On this land, you'll find a sight that almost vanished from America — bison roaming a prairie as they did hundreds of years ago. Dramatic chalk bluffs overlook large expanses of grassland, rocky ravines and Smoky Hill River. Breaks along the upper reaches of the river represent a transition zone between mixed grass and shortgrass prairie environments. When the Conservancy purchased Smoky Valley Ranch in 1999, it was the largest land acquisition for conservation in state history.
This prairie supports tremendous plant and wildlife diversity while continuing its long history as a working cattle ranch. In western Kansas, 80% of the native prairie has been converted to some other use. Demonstrating that healthy wildlife populations and successful ranching operations go hand-in-hand is critical to retaining the 20% of the prairie that's left.
Saving the Prairie One Cow at a Time
At Smoky Valley Ranch, the Conservancy's fundamental grassland conservation strategy is a moderately-stocked, rest/rotation grazing system. On about 90% of the ranch, the Conservancy is gradually improving plant community conditions, increasing habitat for wildlife and forage for cattle. Areas of improved forage also serve as ideal habitat for upland nesting birds, such as prairie-chickens, that require tall, residual grass. Black-tailed prairie dogs and black-footed ferrets (one of North America's most endangered mammals) can be found in a small, interior portion of the ranch.
In December 2017, a small herd of bison with unique genetics was established at the ranch.
Prehistoric Remains Abound
The chalk badlands along the Smoky Hill River contain a rich fossil record of animals that lived in a vast inland sea that covered Kansas during the Cretaceous Period, 80 million years ago. The Cretaceous Period was part of the Age of Reptiles, an era famous for its dinosaurs. Although dinosaurs were restricted to landmasses far from western Kansas, their marine representatives — mosasaurs and plesiosaurs — roamed the seas. Besides these large marine reptiles, huge turtles, sharks, flying reptiles, giant clams, and toothed-birds inhabited the area. Because fossil remains are so well-preserved and scientifically significant, the chalk badlands are among the world's most famous locations for fossils from this era.
A Paleo-Indian site, the first physical evidence that humans inhabited North America at the end of the last Ice Age, was unearthed on Smoky Valley Ranch in 1895. This discovery contradicted contemporary theory and was not confirmed until 13 years later when a similar discovery was made in Folsom, New Mexico.

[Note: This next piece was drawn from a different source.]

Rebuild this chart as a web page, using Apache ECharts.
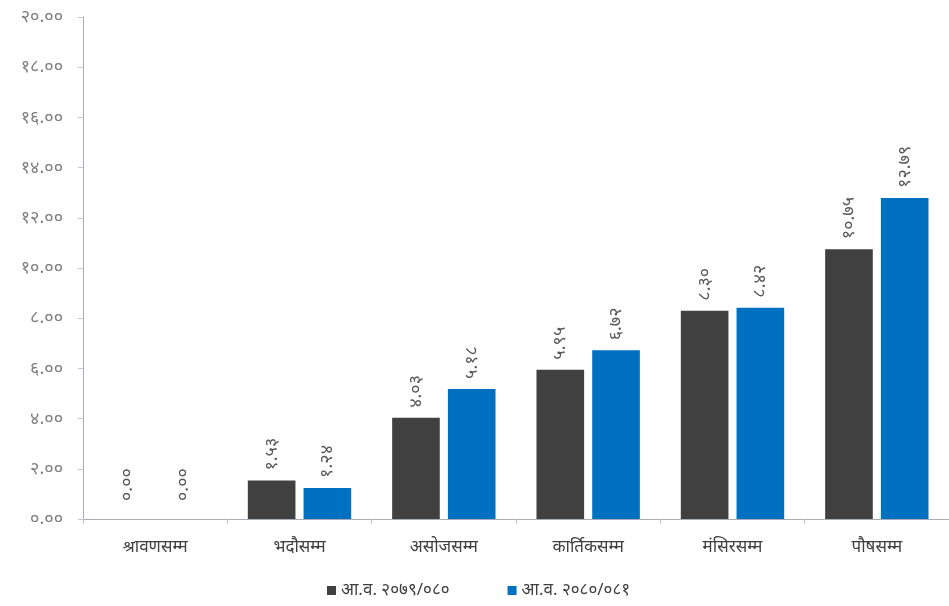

Since man first visited this area, the banks of the Smoky Hill River have served as an east-west highway. Mounted Arapahos and Cheyenne, Charles Fremont, Kit Carson, Wild Bill Hickok, the 7th Cavalry of George Custer and the 10th Cavalry (buffalo soldiers) rode the Smoky Hill Trail many times through Smoky Valley Ranch in the late 1860s. The Butterfield Overland Dispatch stage line passed through and stopped at a way station located on the ranch to change horses and drivers. Beginning in the late 1800s, a number of African-American settlers — nearly a hundred families — settled on and around the ranch. Two brothers from a nearby black settlement quarried the stone and built the current ranch headquarters in the early 1900s.